Within moments, the entire apparatus of the Republican Party sprung into motion to convince the public that Kerry had slandered the troops. Bush berated Kerry for not understanding "the consequences of words." George W. Bush, grammar marm. Vice President Dick Cheney called it "another swipe at the U.S. military." Couldn't you just as easily have interpreted that as a swipe against Iraqis? (After all, much of the educated Iraqi middle class has fled the country in the postwar chaos.)

John McCain, continuing his descent into shameless hackery, chimed in: "The suggestion that only the least educated Americans would agree to serve in the military and fight in Iraq is an insult to every soldier serving in combat, and should deeply offend any American with an ounce of appreciation for what they suffer and risk so that the rest of us can sleep more comfortably at night."

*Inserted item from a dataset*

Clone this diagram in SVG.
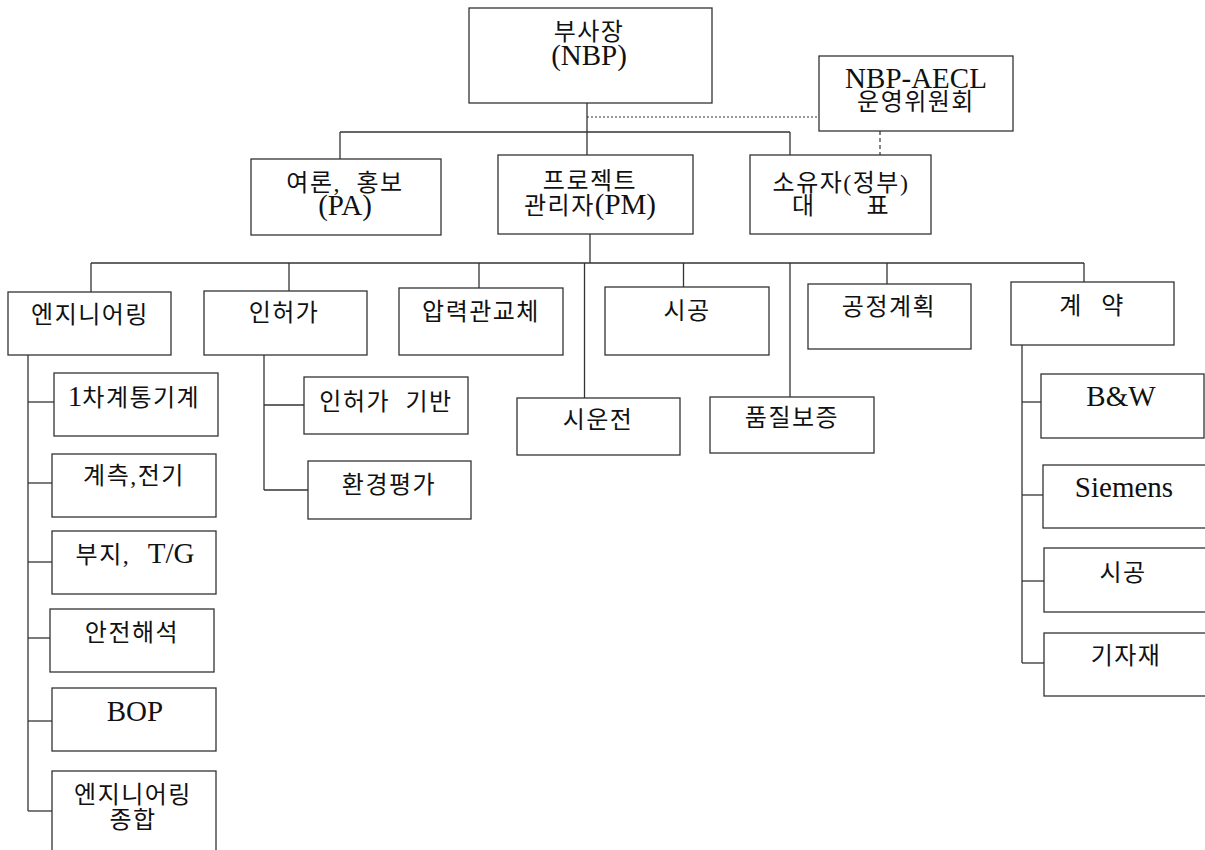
<svg xmlns="http://www.w3.org/2000/svg" width="1205" height="850" viewBox="0 0 1205 850">
<style>
rect{fill:#fff;stroke:#333;stroke-width:1.3}
text{font-family:"Liberation Serif","Noto Sans CJK KR",serif;font-size:24px;fill:#111;text-anchor:middle;letter-spacing:1.5px}
.l{font-size:29px;letter-spacing:0}
#connectors line{stroke:#333;stroke-width:1.3;fill:none}
#connectors .dot{stroke-dasharray:2 2;stroke-width:1.2}
#connectors .dash{stroke-dasharray:4 3;stroke-width:1.2}
</style>
<rect x="0" y="0" width="1205" height="850" style="fill:#fff;stroke:none"/>
<g id="connectors">
<line x1="587" y1="103" x2="587" y2="155"/>
<line class="dot" x1="587" y1="117" x2="819" y2="117"/>
<line class="dash" x1="880" y1="131" x2="880" y2="155"/>
<line x1="340" y1="132" x2="790" y2="132"/>
<line x1="340" y1="132" x2="340" y2="159"/>
<line x1="790" y1="132" x2="790" y2="155"/>
<line x1="590" y1="234" x2="590" y2="263"/>
<line x1="91" y1="263" x2="1084" y2="263"/>
<line x1="91" y1="263" x2="91" y2="292"/>
<line x1="289" y1="263" x2="289" y2="291"/>
<line x1="479" y1="263" x2="479" y2="288"/>
<line x1="584.5" y1="263" x2="584.5" y2="398"/>
<line x1="683.5" y1="263" x2="683.5" y2="287"/>
<line x1="790" y1="263" x2="790" y2="397"/>
<line x1="887" y1="263" x2="887" y2="284"/>
<line x1="1084" y1="263" x2="1084" y2="282"/>
<line x1="28" y1="355" x2="28" y2="811"/>
<line x1="28" y1="402" x2="54" y2="402"/>
<line x1="28" y1="483" x2="52" y2="483"/>
<line x1="28" y1="562" x2="52" y2="562"/>
<line x1="28" y1="638" x2="50" y2="638"/>
<line x1="28" y1="721" x2="52" y2="721"/>
<line x1="28" y1="811" x2="52" y2="811"/>
<line x1="264" y1="355" x2="264" y2="490"/>
<line x1="264" y1="405" x2="304" y2="405"/>
<line x1="264" y1="490" x2="308" y2="490"/>
<line x1="1022" y1="345" x2="1022" y2="663"/>
<line x1="1022" y1="402" x2="1041" y2="402"/>
<line x1="1022" y1="495" x2="1043" y2="495"/>
<line x1="1022" y1="581" x2="1044" y2="581"/>
<line x1="1022" y1="663" x2="1044" y2="663"/>
</g>
<g id="vp"><rect x="469" y="8" width="243" height="95"/><text x="589" y="40">부사장<tspan x="589" y="65" class="l">(NBP)</tspan></text></g>
<g id="committee"><rect x="819" y="56" width="194" height="75"/><text x="916" y="88"><tspan class="l">NBP-AECL</tspan><tspan x="916" y="110">운영위원회</tspan></text></g>
<g id="pa"><rect x="251" y="159" width="190" height="76"/><text x="345" y="191" word-spacing="8">여론, 홍보<tspan x="345" y="215" class="l">(PA)</tspan></text></g>
<g id="pm"><rect x="498" y="155" width="195" height="79"/><text x="590" y="189">프로젝트<tspan x="590" y="214">관리자</tspan><tspan class="l">(PM)</tspan></text></g>
<g id="owner"><rect x="750" y="155" width="181" height="79"/><text x="841" y="191">소유자(정부)<tspan x="841" y="214">대　　표</tspan></text></g>
<g id="engineering"><rect x="8" y="292" width="163" height="63"/><text x="90" y="323">엔지니어링</text></g>
<g id="licensing"><rect x="204" y="291" width="163" height="64"/><text x="284" y="321">인허가</text></g>
<g id="tube"><rect x="399" y="288" width="164" height="67"/><text x="481" y="320">압력관교체</text></g>
<g id="construction"><rect x="605" y="287" width="164" height="68"/><text x="687" y="319">시공</text></g>
<g id="schedule"><rect x="808" y="284" width="163" height="65"/><text x="889" y="315">공정계획</text></g>
<g id="contract"><rect x="1011" y="282" width="163" height="63"/><text x="1092" y="314" word-spacing="11">계 약</text></g>
<g id="commissioning"><rect x="517" y="398" width="163" height="57"/><text x="598" y="428">시운전</text></g>
<g id="qa"><rect x="710" y="397" width="164" height="56"/><text x="792" y="426">품질보증</text></g>
<g id="primary"><rect x="54" y="373" width="164" height="63"/><text x="134" y="406"><tspan class="l">1</tspan>차계통기계</text></g>
<g id="ic"><rect x="52" y="454" width="164" height="63"/><text x="134" y="484">계측,전기</text></g>
<g id="site"><rect x="52" y="531" width="164" height="63"/><text x="135" y="563" word-spacing="10">부지, <tspan class="l">T/G</tspan></text></g>
<g id="safety"><rect x="50" y="609" width="164" height="63"/><text x="132" y="641">안전해석</text></g>
<g id="bop"><rect x="52" y="688" width="164" height="63"/><text x="135" y="721" class="l">BOP</text></g>
<g id="enggen"><rect x="52" y="771" width="164" height="100"/><text x="133" y="803">엔지니어링<tspan x="133" y="828">종합</tspan></text></g>
<g id="licbase"><rect x="304" y="377" width="164" height="57"/><text x="386" y="410" word-spacing="8">인허가 기반</text></g>
<g id="env"><rect x="308" y="461" width="163" height="58"/><text x="389" y="493">환경평가</text></g>
<g id="bw"><rect x="1041" y="374" width="163" height="64"/><text x="1121" y="406" class="l">B&amp;W</text></g>
<g id="siemens"><rect x="1043" y="465" width="170" height="63"/><text x="1124" y="497" class="l">Siemens</text></g>
<g id="construction2"><rect x="1044" y="548" width="170" height="64"/><text x="1123" y="581">시공</text></g>
<g id="material"><rect x="1044" y="633" width="170" height="63"/><text x="1126" y="664">기자재</text></g>
</svg>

Everybody in professional politics, conservative or liberal, understands that Kerry was trying to make a joke about Bush. And yet the GOP has succeeded in convincing the country that he was denigrating American soldiers.

In the classic fashion of political news, media outlets simply covered the "controversy," reporting that Bush insisted Kerry was slamming the troops and that Kerry denied it. Most news stories I saw did not include the prepared text of Kerry's remarks.

The point here isn't that Republicans are liars. Both parties are perfectly willing to shade the truth. The difference is that Republicans have a network of partisan outlets that can create a news story out of thin air. The fact that numerous Democrats have had to denounce Kerry is tribute to the power of this machine.

Consider a point of contrast. J. Dennis Hastert, the Republican who runs the House of Representatives, railroaded through Congress an "earmark" that increased the value of property he owns by several million dollars. Unless you live in Chicago, you probably haven't heard about this story.

But of course not only is Hastert's land deal vastly worse than Kerry's joke (and would be even if Kerry had intended to demean the troops), the more relevant fact is that Hastert, unlike Kerry, is on the ballot this week. And every Republican in the House is going to vote for him for speaker. Yet Kerry is the one dominating the news.